Aim:
A single run of lines is to be printed exactly: starting at the line with "Convert this chart to matplotlib code." and ending at the line with "plt.rcParams['font.family'] = ['Noto", both included. Leave the pictures out.

Raw records:
+++++

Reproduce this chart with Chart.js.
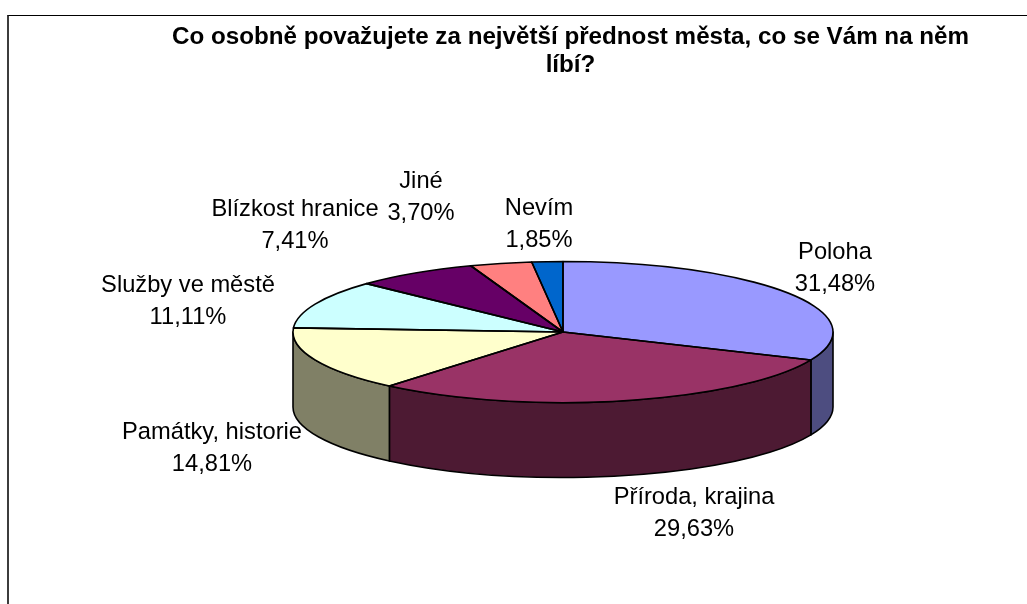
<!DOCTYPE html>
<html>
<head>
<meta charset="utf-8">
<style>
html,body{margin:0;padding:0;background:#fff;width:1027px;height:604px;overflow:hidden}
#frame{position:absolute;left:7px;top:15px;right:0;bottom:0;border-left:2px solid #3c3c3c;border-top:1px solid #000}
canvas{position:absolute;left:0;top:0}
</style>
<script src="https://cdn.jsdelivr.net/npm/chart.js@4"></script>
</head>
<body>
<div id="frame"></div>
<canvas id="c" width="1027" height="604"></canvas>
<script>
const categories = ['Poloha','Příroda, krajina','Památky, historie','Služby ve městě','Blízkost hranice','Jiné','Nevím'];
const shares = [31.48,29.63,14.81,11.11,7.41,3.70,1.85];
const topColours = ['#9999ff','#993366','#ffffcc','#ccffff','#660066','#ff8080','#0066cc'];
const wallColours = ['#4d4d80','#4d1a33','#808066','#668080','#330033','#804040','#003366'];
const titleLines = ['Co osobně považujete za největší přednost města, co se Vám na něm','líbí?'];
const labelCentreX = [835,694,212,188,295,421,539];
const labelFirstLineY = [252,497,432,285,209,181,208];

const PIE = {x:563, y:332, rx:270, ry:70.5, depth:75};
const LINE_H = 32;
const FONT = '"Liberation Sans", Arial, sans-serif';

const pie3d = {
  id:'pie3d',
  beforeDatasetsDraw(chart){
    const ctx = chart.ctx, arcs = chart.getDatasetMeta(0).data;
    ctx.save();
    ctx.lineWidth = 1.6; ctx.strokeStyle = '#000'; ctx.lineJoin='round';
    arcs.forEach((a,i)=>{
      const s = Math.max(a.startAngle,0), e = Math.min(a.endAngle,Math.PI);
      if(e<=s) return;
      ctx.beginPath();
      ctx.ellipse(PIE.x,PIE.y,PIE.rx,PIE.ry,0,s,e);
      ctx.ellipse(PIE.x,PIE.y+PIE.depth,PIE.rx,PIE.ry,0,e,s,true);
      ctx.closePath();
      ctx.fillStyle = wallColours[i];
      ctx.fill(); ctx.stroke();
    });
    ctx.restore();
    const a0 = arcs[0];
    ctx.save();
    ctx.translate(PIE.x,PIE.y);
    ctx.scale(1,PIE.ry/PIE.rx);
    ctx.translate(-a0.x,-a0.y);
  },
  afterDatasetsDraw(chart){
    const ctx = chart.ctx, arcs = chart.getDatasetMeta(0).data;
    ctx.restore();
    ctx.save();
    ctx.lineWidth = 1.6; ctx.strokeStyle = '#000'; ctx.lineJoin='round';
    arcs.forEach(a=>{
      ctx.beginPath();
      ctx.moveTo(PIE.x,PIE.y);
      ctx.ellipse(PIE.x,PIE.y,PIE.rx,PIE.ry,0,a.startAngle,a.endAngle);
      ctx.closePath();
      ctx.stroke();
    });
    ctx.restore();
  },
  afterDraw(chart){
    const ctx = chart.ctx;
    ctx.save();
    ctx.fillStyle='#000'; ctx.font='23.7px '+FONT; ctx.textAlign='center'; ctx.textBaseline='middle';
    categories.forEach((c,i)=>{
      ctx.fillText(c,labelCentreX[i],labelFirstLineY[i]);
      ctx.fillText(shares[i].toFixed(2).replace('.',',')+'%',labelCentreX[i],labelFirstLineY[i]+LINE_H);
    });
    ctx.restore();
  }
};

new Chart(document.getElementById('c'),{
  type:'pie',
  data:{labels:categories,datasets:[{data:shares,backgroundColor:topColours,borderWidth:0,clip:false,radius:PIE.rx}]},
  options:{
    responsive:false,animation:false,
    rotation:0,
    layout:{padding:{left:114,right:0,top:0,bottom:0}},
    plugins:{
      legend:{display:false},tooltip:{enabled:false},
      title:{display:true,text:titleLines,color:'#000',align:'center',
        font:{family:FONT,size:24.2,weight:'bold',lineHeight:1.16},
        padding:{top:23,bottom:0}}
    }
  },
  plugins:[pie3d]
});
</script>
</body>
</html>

+++++

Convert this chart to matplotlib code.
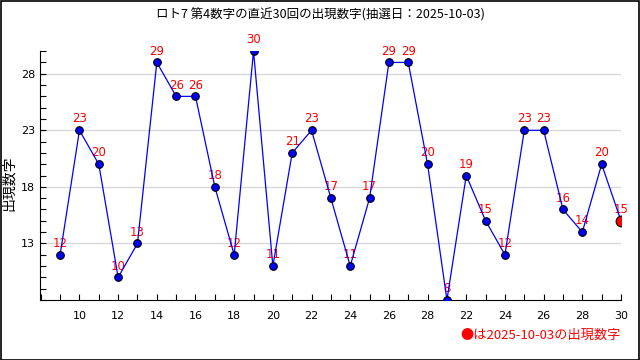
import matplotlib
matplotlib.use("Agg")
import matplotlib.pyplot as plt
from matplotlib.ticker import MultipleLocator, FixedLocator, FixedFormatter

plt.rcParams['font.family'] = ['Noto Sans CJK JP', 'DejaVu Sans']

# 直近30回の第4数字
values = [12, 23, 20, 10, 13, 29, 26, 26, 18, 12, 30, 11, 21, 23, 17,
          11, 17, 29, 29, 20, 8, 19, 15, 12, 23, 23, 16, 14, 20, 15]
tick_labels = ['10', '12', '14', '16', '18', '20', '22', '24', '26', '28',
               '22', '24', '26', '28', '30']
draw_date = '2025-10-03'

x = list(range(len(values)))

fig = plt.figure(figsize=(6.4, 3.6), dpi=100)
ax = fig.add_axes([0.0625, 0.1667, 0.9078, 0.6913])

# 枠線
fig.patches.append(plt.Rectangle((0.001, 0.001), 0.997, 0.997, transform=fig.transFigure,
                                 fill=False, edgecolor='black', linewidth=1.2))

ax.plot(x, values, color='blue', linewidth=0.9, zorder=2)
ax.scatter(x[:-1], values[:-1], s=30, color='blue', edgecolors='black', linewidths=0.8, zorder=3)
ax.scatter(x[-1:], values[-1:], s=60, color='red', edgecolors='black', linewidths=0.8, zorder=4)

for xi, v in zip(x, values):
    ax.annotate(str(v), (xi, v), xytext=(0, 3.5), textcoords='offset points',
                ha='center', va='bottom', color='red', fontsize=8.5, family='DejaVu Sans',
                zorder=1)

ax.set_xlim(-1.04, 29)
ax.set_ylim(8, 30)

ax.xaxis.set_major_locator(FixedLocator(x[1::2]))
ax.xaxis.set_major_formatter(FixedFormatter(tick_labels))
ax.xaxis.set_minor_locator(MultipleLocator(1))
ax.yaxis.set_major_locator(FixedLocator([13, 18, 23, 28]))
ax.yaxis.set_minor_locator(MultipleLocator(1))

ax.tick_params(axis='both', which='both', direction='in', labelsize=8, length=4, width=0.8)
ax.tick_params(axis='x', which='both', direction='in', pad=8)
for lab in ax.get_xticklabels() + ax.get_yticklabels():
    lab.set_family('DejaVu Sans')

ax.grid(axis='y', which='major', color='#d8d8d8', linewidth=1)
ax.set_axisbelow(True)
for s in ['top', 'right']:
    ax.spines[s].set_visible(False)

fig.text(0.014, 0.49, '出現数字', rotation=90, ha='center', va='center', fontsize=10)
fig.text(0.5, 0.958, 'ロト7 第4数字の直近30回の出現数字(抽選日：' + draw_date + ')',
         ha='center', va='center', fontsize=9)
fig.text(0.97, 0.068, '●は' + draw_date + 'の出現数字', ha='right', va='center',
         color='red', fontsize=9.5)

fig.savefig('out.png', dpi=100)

+++++

The result:
Convert this chart to matplotlib code.
import matplotlib
matplotlib.use("Agg")
import matplotlib.pyplot as plt
from matplotlib.ticker import MultipleLocator, FixedLocator, FixedFormatter

plt.rcParams['font.family'] = ['Noto Sans CJK JP', 'DejaVu Sans']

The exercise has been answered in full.